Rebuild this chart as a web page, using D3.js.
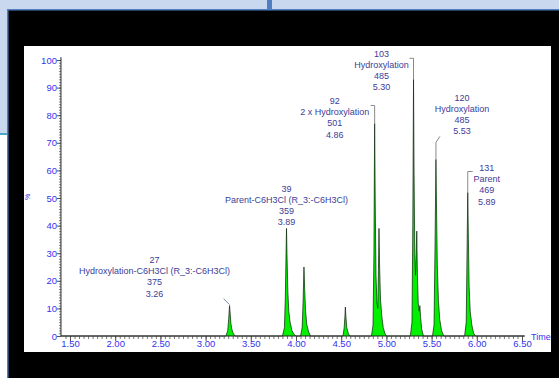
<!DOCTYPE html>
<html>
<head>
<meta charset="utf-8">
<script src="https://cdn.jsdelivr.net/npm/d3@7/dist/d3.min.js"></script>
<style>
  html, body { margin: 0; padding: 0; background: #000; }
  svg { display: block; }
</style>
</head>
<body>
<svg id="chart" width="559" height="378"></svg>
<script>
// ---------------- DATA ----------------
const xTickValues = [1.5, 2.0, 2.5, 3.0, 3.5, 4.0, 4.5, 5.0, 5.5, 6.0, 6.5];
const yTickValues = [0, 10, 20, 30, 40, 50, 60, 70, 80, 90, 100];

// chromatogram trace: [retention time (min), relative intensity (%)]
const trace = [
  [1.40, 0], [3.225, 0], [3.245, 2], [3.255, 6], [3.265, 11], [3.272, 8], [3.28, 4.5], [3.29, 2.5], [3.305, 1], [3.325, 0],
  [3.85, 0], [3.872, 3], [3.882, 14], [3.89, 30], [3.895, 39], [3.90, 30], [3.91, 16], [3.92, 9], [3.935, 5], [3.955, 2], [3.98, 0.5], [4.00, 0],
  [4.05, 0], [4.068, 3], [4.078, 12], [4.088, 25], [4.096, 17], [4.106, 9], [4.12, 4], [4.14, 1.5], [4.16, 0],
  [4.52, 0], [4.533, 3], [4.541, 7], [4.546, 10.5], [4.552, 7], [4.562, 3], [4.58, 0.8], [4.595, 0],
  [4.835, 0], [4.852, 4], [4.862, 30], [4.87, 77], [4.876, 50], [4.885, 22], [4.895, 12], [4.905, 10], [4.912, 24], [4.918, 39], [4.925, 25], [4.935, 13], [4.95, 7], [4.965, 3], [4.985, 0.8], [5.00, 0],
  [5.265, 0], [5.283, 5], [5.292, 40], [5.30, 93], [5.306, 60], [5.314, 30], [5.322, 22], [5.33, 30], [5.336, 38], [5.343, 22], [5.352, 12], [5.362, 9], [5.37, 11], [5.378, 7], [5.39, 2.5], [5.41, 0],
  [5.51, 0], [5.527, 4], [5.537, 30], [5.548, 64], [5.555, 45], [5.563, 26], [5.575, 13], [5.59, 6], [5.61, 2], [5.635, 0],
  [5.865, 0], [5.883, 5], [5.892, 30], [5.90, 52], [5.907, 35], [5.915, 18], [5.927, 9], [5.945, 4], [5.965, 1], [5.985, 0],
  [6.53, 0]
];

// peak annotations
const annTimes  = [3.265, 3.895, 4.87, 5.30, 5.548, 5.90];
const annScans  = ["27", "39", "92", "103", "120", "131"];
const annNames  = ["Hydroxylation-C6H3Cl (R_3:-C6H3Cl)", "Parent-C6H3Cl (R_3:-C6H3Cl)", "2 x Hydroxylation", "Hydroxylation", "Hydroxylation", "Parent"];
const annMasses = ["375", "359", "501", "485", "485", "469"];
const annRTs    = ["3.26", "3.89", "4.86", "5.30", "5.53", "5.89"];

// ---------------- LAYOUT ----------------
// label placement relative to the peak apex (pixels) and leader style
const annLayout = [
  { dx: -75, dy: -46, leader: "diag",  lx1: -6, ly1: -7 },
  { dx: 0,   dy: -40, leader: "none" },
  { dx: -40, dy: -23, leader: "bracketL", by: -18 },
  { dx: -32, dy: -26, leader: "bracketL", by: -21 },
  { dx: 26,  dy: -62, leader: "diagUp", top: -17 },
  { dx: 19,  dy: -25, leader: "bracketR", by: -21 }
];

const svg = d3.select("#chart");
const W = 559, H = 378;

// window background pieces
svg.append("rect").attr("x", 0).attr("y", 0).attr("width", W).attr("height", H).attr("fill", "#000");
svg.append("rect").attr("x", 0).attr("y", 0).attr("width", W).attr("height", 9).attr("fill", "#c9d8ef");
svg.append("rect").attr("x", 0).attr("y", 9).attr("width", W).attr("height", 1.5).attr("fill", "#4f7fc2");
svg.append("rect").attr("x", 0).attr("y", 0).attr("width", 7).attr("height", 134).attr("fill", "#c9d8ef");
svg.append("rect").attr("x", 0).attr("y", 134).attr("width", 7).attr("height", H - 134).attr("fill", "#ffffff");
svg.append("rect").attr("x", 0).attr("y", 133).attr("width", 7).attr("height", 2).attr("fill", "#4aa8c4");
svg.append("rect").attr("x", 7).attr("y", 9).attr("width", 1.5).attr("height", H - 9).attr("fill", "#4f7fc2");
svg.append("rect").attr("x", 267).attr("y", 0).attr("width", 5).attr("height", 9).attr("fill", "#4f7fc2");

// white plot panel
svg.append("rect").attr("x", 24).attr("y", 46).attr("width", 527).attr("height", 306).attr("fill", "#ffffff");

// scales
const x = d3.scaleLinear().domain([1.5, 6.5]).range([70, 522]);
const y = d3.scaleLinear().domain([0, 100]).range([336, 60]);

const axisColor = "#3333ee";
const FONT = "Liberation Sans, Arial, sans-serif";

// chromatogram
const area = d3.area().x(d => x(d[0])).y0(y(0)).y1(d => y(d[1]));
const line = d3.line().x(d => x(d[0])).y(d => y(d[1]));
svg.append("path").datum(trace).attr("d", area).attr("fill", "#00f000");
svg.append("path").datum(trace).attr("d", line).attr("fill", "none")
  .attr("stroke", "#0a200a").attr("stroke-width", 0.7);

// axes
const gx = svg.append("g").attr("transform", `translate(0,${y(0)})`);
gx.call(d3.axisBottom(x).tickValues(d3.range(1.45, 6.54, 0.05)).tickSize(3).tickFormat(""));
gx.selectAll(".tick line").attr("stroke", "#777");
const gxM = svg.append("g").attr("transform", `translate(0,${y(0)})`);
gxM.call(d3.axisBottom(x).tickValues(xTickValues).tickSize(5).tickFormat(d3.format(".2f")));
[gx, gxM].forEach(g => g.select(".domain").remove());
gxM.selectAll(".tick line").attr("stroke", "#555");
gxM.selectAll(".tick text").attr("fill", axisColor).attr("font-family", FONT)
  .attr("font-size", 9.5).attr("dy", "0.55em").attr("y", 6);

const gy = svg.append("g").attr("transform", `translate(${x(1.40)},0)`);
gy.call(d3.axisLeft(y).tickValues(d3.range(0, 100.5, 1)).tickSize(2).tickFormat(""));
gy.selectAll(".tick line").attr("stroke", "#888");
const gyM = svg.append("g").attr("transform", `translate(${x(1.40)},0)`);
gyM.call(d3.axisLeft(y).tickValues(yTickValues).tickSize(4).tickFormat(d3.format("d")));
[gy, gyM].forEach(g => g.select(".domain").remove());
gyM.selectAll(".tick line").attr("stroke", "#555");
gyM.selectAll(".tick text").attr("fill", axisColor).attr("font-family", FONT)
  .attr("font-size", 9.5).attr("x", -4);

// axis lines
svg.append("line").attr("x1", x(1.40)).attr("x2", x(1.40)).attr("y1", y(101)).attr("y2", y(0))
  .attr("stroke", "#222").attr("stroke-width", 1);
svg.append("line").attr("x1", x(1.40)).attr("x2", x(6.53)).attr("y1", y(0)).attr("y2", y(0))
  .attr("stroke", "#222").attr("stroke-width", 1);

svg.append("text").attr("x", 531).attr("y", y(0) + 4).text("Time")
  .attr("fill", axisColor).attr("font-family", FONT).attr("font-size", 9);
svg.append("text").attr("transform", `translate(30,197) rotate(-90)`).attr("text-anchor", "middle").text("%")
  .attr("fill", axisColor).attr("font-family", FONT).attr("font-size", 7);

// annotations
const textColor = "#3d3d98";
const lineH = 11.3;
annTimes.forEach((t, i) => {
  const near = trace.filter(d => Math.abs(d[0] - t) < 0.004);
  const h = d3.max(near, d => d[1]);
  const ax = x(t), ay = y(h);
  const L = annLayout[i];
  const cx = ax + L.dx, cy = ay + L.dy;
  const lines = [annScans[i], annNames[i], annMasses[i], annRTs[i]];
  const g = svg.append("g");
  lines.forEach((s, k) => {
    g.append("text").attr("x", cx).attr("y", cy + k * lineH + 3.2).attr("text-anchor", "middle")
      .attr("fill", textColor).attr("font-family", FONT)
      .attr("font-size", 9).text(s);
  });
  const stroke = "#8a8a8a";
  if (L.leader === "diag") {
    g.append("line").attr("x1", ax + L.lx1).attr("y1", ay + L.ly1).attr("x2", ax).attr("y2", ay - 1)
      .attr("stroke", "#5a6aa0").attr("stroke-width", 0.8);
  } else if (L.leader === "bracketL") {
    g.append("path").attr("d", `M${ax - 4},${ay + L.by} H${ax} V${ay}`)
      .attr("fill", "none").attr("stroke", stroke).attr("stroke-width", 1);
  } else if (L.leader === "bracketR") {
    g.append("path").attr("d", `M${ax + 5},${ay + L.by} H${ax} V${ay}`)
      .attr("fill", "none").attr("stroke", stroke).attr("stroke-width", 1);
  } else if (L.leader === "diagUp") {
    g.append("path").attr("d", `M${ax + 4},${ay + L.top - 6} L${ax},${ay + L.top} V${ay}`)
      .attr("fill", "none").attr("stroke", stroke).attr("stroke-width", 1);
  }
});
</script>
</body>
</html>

_____

## What the task asks
Exactly as they appear, print the lines of the listing above from its first line through the line that contains "80, 90, 100];", minus the pictures.

## Output of the exercise
Rebuild this chart as a web page, using D3.js.
<!DOCTYPE html>
<html>
<head>
<meta charset="utf-8">
<script src="https://cdn.jsdelivr.net/npm/d3@7/dist/d3.min.js"></script>
<style>
  html, body { margin: 0; padding: 0; background: #000; }
  svg { display: block; }
</style>
</head>
<body>
<svg id="chart" width="559" height="378"></svg>
<script>
// ---------------- DATA ----------------
const xTickValues = [1.5, 2.0, 2.5, 3.0, 3.5, 4.0, 4.5, 5.0, 5.5, 6.0, 6.5];
const yTickValues = [0, 10, 20, 30, 40, 50, 60, 70, 80, 90, 100];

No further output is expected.